-- START OF Excerpted records --

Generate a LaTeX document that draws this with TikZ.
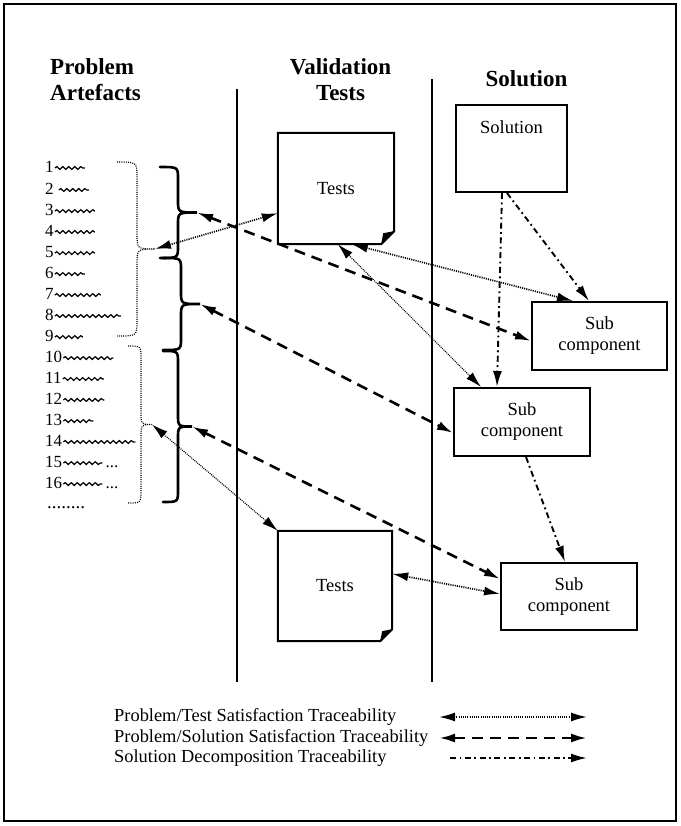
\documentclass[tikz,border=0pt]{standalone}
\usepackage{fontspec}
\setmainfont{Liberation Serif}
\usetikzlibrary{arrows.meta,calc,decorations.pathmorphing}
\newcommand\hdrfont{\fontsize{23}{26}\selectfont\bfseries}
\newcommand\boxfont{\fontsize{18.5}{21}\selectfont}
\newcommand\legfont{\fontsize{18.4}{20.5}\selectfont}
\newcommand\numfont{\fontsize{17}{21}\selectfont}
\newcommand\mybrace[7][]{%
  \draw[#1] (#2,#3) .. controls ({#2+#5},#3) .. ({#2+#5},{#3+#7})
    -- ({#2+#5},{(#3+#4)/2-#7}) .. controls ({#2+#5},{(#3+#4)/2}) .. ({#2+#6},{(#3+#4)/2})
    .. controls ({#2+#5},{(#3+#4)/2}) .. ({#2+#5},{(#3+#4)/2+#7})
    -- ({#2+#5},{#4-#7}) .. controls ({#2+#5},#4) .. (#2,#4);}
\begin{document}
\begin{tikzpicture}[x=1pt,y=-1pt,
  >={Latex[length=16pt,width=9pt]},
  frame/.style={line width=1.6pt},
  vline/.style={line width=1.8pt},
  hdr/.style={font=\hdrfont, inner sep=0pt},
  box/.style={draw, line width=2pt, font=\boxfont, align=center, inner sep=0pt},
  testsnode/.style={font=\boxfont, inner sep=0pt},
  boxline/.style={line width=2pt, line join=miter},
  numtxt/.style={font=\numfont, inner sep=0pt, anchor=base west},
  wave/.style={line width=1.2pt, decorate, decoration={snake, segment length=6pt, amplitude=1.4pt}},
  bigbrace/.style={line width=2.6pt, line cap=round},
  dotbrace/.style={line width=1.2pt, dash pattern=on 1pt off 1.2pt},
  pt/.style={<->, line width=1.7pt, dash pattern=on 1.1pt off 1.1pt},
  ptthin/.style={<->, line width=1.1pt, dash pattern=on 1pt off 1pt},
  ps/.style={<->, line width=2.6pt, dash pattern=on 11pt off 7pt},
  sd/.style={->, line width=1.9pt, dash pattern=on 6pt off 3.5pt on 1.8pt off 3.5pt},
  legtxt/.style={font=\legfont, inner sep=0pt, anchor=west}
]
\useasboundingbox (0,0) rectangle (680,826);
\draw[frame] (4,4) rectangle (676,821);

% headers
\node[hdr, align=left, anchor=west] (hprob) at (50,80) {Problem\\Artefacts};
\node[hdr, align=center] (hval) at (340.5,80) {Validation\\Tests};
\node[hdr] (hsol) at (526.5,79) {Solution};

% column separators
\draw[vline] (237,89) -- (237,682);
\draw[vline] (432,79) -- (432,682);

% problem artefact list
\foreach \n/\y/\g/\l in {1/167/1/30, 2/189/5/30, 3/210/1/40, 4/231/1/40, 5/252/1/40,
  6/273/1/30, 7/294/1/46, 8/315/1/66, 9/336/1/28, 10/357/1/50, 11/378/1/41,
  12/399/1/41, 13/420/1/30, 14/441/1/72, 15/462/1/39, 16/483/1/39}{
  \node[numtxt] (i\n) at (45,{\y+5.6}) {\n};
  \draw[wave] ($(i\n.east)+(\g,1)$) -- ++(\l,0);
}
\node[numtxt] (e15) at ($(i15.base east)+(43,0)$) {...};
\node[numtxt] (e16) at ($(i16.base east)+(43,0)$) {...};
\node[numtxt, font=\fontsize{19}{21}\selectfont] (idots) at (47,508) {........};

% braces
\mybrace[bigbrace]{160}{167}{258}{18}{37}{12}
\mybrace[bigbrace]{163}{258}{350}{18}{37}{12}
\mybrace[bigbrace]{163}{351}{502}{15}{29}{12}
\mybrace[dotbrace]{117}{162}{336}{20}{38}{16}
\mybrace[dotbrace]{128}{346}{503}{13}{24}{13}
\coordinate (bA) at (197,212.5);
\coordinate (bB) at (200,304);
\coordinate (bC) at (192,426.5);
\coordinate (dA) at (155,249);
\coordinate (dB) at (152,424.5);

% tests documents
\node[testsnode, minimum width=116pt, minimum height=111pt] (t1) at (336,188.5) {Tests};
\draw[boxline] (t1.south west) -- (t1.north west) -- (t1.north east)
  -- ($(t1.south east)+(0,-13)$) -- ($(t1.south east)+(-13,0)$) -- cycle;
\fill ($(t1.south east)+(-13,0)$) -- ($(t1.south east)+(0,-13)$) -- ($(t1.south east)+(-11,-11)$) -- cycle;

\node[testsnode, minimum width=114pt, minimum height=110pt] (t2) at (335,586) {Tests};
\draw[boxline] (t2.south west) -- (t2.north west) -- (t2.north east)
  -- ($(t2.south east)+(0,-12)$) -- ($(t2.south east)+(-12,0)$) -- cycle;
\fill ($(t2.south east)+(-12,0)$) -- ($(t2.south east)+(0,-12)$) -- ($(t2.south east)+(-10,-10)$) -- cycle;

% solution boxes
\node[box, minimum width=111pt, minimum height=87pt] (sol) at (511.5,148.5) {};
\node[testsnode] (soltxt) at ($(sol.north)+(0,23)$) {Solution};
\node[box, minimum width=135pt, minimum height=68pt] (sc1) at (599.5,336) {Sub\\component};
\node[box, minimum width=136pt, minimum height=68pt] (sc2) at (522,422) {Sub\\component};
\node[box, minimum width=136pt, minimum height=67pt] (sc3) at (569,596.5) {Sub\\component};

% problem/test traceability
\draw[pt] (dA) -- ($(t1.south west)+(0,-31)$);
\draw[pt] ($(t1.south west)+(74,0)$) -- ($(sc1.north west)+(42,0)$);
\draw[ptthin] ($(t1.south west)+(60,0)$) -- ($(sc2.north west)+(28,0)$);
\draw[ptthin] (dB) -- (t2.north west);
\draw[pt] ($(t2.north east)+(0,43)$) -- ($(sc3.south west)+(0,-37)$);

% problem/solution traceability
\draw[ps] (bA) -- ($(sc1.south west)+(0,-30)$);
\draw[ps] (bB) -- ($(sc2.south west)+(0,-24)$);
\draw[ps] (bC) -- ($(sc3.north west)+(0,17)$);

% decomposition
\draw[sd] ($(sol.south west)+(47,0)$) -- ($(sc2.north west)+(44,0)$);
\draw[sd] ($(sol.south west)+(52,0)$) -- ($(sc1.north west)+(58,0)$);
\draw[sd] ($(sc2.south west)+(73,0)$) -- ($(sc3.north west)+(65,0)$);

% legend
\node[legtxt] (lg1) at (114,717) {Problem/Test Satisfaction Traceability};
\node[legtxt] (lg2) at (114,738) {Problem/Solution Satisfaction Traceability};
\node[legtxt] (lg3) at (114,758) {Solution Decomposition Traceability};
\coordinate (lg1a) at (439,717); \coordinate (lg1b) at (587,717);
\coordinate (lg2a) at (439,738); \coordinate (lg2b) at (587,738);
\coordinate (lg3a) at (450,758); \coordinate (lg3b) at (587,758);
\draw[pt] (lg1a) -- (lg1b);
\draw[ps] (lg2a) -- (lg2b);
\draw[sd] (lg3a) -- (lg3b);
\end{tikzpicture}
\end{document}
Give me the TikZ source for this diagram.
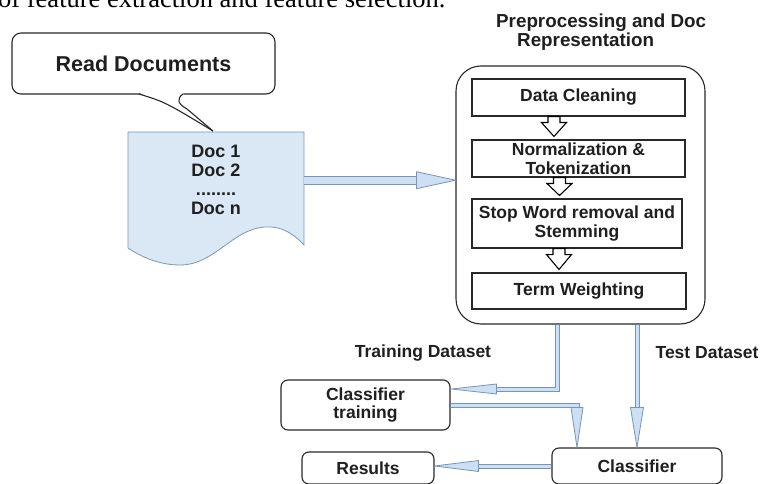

-- END OF Excerpted records --

● Your goal:
Please extract exactly the lines of the data, from the first through the line containing "(432,79) -- (432,682);", and add no pictures to the copy.

● Written response:
Generate a LaTeX document that draws this with TikZ.
\documentclass[tikz,border=0pt]{standalone}
\usepackage{fontspec}
\setmainfont{Liberation Serif}
\usetikzlibrary{arrows.meta,calc,decorations.pathmorphing}
\newcommand\hdrfont{\fontsize{23}{26}\selectfont\bfseries}
\newcommand\boxfont{\fontsize{18.5}{21}\selectfont}
\newcommand\legfont{\fontsize{18.4}{20.5}\selectfont}
\newcommand\numfont{\fontsize{17}{21}\selectfont}
\newcommand\mybrace[7][]{%
  \draw[#1] (#2,#3) .. controls ({#2+#5},#3) .. ({#2+#5},{#3+#7})
    -- ({#2+#5},{(#3+#4)/2-#7}) .. controls ({#2+#5},{(#3+#4)/2}) .. ({#2+#6},{(#3+#4)/2})
    .. controls ({#2+#5},{(#3+#4)/2}) .. ({#2+#5},{(#3+#4)/2+#7})
    -- ({#2+#5},{#4-#7}) .. controls ({#2+#5},#4) .. (#2,#4);}
\begin{document}
\begin{tikzpicture}[x=1pt,y=-1pt,
  >={Latex[length=16pt,width=9pt]},
  frame/.style={line width=1.6pt},
  vline/.style={line width=1.8pt},
  hdr/.style={font=\hdrfont, inner sep=0pt},
  box/.style={draw, line width=2pt, font=\boxfont, align=center, inner sep=0pt},
  testsnode/.style={font=\boxfont, inner sep=0pt},
  boxline/.style={line width=2pt, line join=miter},
  numtxt/.style={font=\numfont, inner sep=0pt, anchor=base west},
  wave/.style={line width=1.2pt, decorate, decoration={snake, segment length=6pt, amplitude=1.4pt}},
  bigbrace/.style={line width=2.6pt, line cap=round},
  dotbrace/.style={line width=1.2pt, dash pattern=on 1pt off 1.2pt},
  pt/.style={<->, line width=1.7pt, dash pattern=on 1.1pt off 1.1pt},
  ptthin/.style={<->, line width=1.1pt, dash pattern=on 1pt off 1pt},
  ps/.style={<->, line width=2.6pt, dash pattern=on 11pt off 7pt},
  sd/.style={->, line width=1.9pt, dash pattern=on 6pt off 3.5pt on 1.8pt off 3.5pt},
  legtxt/.style={font=\legfont, inner sep=0pt, anchor=west}
]
\useasboundingbox (0,0) rectangle (680,826);
\draw[frame] (4,4) rectangle (676,821);

% headers
\node[hdr, align=left, anchor=west] (hprob) at (50,80) {Problem\\Artefacts};
\node[hdr, align=center] (hval) at (340.5,80) {Validation\\Tests};
\node[hdr] (hsol) at (526.5,79) {Solution};

% column separators
\draw[vline] (237,89) -- (237,682);
\draw[vline] (432,79) -- (432,682);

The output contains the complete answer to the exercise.